Tracking animals on a private game reserve with an area of 85km2 can take many different forms. Using a wide array of tacking techniques, reserve management and conversationalists can gather information about big focus species such as lion and cheetah, as well as the more elusive aardvark, rhino, and wild dogs. To follow the day-to-day movements of the main focus species the GVI Limpopo Wildlife Research team based in the Limpopo province of South Africa use old-school natural track and sign as well as telemetry devices. The team also uses the technique of camera trapping to catch not only focus species but to sometimes get the only data available on species usually too elusive to find by car or track on foot.
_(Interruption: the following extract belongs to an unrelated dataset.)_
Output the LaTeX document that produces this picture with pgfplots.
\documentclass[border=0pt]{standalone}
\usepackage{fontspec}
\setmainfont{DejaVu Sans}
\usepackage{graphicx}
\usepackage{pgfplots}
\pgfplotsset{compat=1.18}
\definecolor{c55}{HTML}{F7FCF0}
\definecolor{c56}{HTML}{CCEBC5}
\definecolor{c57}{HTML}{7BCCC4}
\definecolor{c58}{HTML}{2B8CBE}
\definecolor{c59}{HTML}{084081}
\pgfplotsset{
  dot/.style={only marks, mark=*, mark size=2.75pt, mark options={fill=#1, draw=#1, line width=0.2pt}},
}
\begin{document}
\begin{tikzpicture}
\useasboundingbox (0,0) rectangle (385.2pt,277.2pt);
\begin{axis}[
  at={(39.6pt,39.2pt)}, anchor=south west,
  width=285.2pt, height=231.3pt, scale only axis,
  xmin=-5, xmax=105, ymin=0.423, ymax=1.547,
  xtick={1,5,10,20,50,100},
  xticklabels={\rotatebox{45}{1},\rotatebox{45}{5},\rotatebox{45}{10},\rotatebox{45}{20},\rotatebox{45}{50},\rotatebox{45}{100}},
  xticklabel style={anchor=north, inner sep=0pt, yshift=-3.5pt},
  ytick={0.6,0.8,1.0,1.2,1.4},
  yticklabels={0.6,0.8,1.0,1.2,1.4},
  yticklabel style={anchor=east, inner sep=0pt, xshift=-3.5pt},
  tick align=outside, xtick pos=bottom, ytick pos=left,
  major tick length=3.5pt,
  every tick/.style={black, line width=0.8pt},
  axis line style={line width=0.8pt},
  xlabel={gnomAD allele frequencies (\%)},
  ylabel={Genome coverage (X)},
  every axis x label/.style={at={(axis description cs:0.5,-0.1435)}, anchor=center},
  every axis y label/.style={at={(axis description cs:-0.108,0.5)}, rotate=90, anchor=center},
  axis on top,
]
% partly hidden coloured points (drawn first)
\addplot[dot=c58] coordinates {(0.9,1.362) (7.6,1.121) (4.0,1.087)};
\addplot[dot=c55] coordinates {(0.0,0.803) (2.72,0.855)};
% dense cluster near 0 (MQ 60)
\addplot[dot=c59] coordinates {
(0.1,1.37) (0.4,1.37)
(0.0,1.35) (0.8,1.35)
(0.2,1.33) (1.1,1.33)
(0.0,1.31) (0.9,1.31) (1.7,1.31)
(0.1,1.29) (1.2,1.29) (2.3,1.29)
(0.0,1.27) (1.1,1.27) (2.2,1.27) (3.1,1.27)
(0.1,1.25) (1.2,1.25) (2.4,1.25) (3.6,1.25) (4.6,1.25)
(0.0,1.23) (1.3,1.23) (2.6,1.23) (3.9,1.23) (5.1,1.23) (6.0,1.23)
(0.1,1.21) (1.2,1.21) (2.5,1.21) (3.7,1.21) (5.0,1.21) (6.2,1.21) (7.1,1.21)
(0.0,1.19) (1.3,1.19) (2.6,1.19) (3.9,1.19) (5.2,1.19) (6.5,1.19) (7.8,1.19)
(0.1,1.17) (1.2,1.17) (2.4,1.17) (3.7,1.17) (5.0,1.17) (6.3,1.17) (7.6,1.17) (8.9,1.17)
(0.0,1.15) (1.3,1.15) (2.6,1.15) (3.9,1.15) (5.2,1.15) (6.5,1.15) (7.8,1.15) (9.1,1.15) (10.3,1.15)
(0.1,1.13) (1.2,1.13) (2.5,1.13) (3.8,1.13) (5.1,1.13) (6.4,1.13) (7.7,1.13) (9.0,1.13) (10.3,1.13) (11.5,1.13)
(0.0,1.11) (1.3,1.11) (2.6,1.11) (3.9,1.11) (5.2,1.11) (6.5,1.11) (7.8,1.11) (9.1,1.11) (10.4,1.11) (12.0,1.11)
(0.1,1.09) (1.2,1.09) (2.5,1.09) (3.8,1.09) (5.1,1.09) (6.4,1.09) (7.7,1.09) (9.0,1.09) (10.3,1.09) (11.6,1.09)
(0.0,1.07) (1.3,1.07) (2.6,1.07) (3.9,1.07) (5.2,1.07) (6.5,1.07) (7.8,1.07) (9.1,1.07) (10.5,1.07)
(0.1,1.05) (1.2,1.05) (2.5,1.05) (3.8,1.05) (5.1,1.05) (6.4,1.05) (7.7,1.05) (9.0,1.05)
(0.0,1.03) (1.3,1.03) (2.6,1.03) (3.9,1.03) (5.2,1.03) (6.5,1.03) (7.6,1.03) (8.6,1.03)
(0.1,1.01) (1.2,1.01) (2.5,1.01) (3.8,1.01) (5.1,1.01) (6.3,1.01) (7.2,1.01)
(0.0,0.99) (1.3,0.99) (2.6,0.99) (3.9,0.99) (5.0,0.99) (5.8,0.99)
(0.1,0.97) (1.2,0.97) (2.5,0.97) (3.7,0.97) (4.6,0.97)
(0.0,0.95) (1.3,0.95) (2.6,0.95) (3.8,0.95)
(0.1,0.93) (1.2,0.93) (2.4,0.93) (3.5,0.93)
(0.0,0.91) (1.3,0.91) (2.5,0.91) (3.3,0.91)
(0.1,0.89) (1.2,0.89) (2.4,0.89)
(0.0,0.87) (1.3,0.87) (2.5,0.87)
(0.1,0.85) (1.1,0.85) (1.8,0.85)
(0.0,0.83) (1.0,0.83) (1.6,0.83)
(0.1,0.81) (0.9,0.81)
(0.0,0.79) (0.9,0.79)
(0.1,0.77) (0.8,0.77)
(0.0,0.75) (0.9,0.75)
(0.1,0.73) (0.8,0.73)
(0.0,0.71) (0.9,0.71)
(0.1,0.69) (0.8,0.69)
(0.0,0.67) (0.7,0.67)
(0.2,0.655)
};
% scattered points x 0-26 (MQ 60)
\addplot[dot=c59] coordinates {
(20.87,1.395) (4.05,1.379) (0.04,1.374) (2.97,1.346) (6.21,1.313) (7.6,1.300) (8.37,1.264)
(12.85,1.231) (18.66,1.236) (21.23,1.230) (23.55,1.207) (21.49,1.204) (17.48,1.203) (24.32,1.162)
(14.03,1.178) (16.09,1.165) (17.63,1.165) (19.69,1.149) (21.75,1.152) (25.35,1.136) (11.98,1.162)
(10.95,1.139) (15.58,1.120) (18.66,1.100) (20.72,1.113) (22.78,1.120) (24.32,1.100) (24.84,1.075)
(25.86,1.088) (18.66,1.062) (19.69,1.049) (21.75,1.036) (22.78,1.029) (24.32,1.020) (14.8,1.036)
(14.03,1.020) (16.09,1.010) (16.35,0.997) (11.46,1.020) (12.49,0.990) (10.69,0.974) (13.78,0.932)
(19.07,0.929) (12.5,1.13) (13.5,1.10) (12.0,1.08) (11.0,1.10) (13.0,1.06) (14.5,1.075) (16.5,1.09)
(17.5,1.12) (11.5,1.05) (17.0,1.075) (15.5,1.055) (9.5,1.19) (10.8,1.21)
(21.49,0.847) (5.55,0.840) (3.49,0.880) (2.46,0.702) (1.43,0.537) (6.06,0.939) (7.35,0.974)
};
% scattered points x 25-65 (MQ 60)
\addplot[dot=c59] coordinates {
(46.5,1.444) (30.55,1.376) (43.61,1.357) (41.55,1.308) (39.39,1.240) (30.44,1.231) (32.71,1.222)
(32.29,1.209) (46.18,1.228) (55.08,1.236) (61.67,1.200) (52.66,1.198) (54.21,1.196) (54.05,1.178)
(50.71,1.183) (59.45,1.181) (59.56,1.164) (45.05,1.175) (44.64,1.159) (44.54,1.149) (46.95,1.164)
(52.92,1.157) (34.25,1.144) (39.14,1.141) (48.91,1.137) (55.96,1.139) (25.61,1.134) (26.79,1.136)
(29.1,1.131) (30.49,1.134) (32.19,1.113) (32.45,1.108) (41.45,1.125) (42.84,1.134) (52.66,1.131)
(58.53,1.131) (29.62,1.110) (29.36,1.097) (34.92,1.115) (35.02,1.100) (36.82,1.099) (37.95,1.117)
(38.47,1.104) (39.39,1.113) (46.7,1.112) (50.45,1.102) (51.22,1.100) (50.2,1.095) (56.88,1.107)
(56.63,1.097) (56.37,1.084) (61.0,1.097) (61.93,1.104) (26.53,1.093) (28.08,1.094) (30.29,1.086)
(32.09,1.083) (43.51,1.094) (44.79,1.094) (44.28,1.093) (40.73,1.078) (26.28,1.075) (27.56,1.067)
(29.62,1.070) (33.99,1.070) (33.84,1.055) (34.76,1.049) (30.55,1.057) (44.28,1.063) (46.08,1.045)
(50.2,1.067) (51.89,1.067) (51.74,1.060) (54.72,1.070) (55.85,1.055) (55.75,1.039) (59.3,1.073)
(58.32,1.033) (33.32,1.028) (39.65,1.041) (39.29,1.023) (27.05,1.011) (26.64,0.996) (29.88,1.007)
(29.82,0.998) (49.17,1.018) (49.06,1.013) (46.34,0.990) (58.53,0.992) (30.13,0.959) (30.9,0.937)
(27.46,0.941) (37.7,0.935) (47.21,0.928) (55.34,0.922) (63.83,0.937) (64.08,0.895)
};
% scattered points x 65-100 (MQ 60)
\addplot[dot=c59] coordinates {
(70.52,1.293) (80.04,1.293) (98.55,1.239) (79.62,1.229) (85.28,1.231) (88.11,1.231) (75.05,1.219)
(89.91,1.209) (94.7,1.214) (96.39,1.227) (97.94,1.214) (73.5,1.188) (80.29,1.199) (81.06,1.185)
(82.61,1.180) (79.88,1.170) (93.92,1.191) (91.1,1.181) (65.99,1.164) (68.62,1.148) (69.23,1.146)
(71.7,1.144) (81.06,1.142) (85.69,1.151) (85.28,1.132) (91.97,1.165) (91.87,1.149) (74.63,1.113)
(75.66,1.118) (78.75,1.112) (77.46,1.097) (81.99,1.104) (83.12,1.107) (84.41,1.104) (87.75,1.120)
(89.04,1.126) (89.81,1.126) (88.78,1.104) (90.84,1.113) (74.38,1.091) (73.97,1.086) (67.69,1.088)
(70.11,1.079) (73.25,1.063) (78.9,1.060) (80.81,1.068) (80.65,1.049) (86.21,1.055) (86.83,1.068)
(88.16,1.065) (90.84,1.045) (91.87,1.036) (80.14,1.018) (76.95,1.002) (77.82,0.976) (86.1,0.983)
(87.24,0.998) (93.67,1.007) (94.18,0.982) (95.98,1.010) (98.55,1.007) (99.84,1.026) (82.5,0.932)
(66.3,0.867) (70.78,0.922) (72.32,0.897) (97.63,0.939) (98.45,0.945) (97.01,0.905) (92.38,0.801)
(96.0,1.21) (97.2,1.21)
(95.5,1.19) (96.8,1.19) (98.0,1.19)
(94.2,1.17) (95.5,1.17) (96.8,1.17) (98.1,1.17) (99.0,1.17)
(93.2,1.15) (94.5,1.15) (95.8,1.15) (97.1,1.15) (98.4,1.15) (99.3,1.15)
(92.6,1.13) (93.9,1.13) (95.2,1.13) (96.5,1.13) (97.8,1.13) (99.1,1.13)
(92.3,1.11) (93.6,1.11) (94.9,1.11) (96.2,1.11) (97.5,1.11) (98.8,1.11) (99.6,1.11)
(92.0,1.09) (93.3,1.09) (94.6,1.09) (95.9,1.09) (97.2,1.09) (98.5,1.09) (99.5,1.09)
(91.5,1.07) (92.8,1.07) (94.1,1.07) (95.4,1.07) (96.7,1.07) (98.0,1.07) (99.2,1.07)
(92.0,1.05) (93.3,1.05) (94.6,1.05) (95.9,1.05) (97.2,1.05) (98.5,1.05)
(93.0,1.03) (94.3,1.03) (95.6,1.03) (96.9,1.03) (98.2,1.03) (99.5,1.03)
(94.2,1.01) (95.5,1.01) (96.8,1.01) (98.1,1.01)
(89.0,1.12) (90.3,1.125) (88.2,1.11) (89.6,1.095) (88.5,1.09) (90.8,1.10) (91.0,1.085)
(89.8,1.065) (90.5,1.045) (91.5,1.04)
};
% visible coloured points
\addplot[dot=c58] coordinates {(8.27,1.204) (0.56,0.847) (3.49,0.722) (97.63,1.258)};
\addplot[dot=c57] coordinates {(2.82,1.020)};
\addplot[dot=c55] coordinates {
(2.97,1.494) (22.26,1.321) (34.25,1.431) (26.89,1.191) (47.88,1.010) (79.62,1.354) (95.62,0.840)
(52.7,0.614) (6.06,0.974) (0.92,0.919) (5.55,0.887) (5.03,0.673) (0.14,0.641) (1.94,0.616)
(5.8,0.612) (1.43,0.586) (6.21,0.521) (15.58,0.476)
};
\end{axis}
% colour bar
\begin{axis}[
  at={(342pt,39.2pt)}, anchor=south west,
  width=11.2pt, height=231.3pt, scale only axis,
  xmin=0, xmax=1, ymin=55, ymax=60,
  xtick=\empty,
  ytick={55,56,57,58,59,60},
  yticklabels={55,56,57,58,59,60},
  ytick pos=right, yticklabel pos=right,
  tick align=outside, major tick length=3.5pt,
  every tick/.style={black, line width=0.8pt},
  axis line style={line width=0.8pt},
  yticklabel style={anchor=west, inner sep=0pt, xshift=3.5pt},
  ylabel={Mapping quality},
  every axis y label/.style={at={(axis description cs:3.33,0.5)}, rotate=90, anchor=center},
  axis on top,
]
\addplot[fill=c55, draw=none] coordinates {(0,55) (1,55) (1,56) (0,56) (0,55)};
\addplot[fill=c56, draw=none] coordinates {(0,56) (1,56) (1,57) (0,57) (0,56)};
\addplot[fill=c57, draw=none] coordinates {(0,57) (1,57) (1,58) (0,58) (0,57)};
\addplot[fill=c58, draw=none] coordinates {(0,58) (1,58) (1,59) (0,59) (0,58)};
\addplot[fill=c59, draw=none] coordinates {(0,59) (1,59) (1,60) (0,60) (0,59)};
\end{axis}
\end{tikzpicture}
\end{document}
While on game drives track and sign techniques and telemetry may be used daily. Every tour guide on the reserve is trained in the art of track and sign. This is especially useful in tracking and keeping up-to-date records on the health and well-being of the cheetah. Finding their footprint tracks on the ground and correctly being able to interpret not only which direction they are heading but how recent they were there and knowing the difference between a cheetah, leopard, and hyena track are crucial. At GVI Limpopo, the team frequently tracks a coalition of three cheetah brothers who are always together. Even though at one time they were almost guaranteed to be along the fence line in the reserve, recently the brothers have begun changing their movement paths, expanding throughout all edges of the reserve.
Given that these brothers are such an important part of the conservation mission of the Endangered Wildlife Trust’s (EWT) Carnivore Conservation Programme, keeping the genetic population of cheetah healthy not only on the reserve but in the whole of South Africa means it is important to keep up with their general health and safety on a reserve that also hosts so many competing big cats, especially leopards and lion.
Along with natural tracks on the reserve the GVI Limpopo research team also has access to telemetry devices which are mainly in use to track the adult male lion on the reserve. This male is not only important as a photographic tourism draw to the reserve which increases the conservation budget but also as a very successful breeding male. Telemetry is very crucial when used on such an important individual that commands such a large territory. Using a sub-dermal implant that was surgically placed in the dominant male the team can use the VHF telemetry device to track and keep current records on his health and movement. When using the telemetry device, a receiver is hooked up to an antenna that is extended into the air by hand to listen for “beeps”. Once the antenna is raised into the air it is then moved in a 360-degree motion while listening for a beep to come out through the static sound produced by the receiver. Then to track the animal with the transponder on them you follow the direction of the loudest beeps.
Finally, the last method the GVI team use is camera trapping. By setting up camera traps at ideal locations throughout the reserve the team here can gather data on the focus species but also record the happenings of more elusive species that make their home on the reserve. Some important animals that live here are especially cryptic, which makes it difficult to track in the traditional sense, and results in few sightings when driving around in the vehicle. These animals can include the spotted hyena and the aardvark – which is a crucial ecosystem engineer and helps promote so many other populations to flourish.